Im ursprünglichen Paket plante EPI eine Bezahlkarte und ein digitales Wallet, die Kunden sowohl an Ladenkassen als auch im Online- und Mobilhandel sowie für Geldtransfers in Echtzeit von Wallet zu Wallet (P2P) hätten nutzen können. Die Bezahlkarte ist derzeit kein Thema, am Wallet hält EPI fest. Als Grundlage soll die SEPA-Überweisung, insbesondere die SEPA-Echtzeitüberweisung, dienen; zugleich möchte EPI auch außerhalb Europas funktionieren. Politische Rückendeckung, aber bislang keine namhaften Subventionen, gibt es seitens der EU-Kommission sowie der Europäischen Zentralbank (EZB).

Erste Pilotversuche möchte EPI gegen Jahresende in Deutschland und Frankreich lancieren. Ausgewählte Personen dürfen dann Geld zwischen privaten Wallets übertragen. Für Anfang 2024 steht in EPIs Kalender eine "breitere Markteinführung" in Belgien, Deutschland und Frankreich. "Zusammen repräsentieren diese drei Länder mehr als die Hälfte aller elektronischen Zahlungen im Euroraum", teilt EPI mit, "Eine Expansion in weitere europäische Länder wird zukünftig erfolgen."

Die Befürworter EPIs verweisen zudem auf geopolitische Vorteile, sprich: die Unabhängigkeit von Diensten aus Übersee. Welche Folgen ausländische Finanzsanktionen haben könnten, erfährt derzeit Russland. Über die oft erwähnten Ausschlüsse aus dem internationalen Zahlungsnetzwerk SWIFT hinaus haben American Express, Diners Club/Discover, JCB, Mastercard und Visa das Land von ihren Systemen abgehängt. Zwar könnte SEPA solche Einschränkungen zumindest innerhalb des Europäischen Wirtschaftsraums teilweise auffangen, allerdings hängt der Einzelhandel in zahlreichen Ländern stark von Netzwerken ab, die von Visa und Mastercard bereitgestellt werden.

Trotz aller Vorteile sehen Zahlungsverkehrsexperten das Risiko, dass EPI seine hohen Anlaufkosten nicht refinanzieren kann. Die EU hat die Transaktionsgebühren im Einzelhandel rechtlich so niedrig gedeckelt, dass es finanziell sehr schwierig ist, neue Verfahren zu etablieren. Diese Preisregulierung hilft Visa und Mastercard, ihre Marktdominanz zu verteidigen. Mastercard kann sich sogar leisten, Maestro einzustellen.

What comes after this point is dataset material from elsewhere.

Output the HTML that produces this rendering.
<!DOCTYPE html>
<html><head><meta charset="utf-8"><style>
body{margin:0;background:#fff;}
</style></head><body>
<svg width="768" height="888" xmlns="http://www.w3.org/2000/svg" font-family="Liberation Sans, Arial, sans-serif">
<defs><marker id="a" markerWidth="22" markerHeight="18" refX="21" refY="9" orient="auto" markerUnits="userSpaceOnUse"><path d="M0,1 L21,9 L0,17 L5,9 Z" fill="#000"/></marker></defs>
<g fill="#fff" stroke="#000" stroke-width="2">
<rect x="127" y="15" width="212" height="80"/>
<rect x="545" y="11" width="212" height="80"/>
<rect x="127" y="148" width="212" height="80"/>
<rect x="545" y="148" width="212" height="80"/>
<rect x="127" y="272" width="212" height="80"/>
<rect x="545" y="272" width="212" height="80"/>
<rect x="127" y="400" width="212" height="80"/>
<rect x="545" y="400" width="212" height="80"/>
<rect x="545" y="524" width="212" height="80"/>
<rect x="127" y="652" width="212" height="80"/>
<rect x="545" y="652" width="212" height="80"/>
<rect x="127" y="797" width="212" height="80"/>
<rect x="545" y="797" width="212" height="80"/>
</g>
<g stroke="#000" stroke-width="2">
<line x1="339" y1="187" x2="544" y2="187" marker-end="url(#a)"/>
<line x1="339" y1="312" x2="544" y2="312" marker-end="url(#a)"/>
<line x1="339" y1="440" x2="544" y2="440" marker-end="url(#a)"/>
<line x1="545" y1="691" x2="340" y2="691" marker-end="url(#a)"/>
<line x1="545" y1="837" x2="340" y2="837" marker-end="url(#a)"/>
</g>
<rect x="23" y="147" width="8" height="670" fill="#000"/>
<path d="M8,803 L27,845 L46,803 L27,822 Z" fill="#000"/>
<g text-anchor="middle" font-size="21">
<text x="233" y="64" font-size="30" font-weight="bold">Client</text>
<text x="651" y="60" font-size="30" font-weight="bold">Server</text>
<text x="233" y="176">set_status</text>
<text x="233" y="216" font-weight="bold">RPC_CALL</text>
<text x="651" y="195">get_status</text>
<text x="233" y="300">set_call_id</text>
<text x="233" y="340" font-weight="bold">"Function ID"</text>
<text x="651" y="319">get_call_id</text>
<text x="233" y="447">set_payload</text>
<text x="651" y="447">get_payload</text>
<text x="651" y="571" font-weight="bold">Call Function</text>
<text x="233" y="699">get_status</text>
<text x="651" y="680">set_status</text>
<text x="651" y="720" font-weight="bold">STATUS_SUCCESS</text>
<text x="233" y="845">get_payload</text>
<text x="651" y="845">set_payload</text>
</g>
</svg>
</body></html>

Eine weitere Achillesferse des Projekts ist der geringe Mehrwert gegenüber etablierten Bezahlsystemen und dem eingespielten Nutzungsverhalten in den einzelnen europäischen Ländern. Etwaige Wechsel und die damit verbundenen Umstellkosten müssten die Verbraucher mittragen – erst langfristig könnten sich von EPI erhoffte Kostensenkungen durchschlagen, wenn überhaupt. Gleichzeitig gibt es Konkurrenz durch andere Zahlungssysteme europäischer Länder. Beispielsweise nutzen Spanier gerne Bizum, währen Iren für kleinere Beträge auf Revolut setzen. Das zeigt eine Marktstudie im Auftrag der EZB.

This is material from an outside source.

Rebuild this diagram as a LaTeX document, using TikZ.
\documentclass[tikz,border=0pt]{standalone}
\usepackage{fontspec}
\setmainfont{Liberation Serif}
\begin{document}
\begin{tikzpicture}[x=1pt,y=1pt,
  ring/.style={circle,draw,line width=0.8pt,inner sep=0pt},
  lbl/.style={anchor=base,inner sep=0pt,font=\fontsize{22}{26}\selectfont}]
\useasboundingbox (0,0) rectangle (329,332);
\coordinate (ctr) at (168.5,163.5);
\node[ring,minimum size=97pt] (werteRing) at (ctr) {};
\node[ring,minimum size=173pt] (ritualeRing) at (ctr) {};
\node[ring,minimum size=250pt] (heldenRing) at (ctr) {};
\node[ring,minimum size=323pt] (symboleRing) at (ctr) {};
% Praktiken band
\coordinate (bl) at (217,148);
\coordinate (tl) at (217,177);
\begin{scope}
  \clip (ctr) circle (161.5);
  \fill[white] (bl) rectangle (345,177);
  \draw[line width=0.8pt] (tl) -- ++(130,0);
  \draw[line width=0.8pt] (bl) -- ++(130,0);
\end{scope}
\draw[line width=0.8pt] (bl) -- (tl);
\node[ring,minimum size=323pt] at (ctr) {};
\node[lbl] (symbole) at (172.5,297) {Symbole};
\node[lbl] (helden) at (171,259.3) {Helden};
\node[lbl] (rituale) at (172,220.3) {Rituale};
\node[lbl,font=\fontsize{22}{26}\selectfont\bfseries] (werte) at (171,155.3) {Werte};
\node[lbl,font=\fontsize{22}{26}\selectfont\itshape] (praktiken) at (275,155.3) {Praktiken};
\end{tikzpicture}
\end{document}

In Österreich sind neben Bargeld simple Banküberweisungen en vogue – reduced to the max also. Generell fürchten Österreicher, bei anderen Zahlungsmethoden an Datenschutz zu verlieren sowie dazu verleitet zu werden, mehr Geld auszugeben, als sie haben. Genau darin sieht die EPI ihre Zukunft in "Mehrwertdiensten": EPI möchte eines Tages sowohl Kunden-Identifikation anbieten, als auch "Buy now, pay later" (zu Deutsch "Jetzt kaufen, später bezahlen").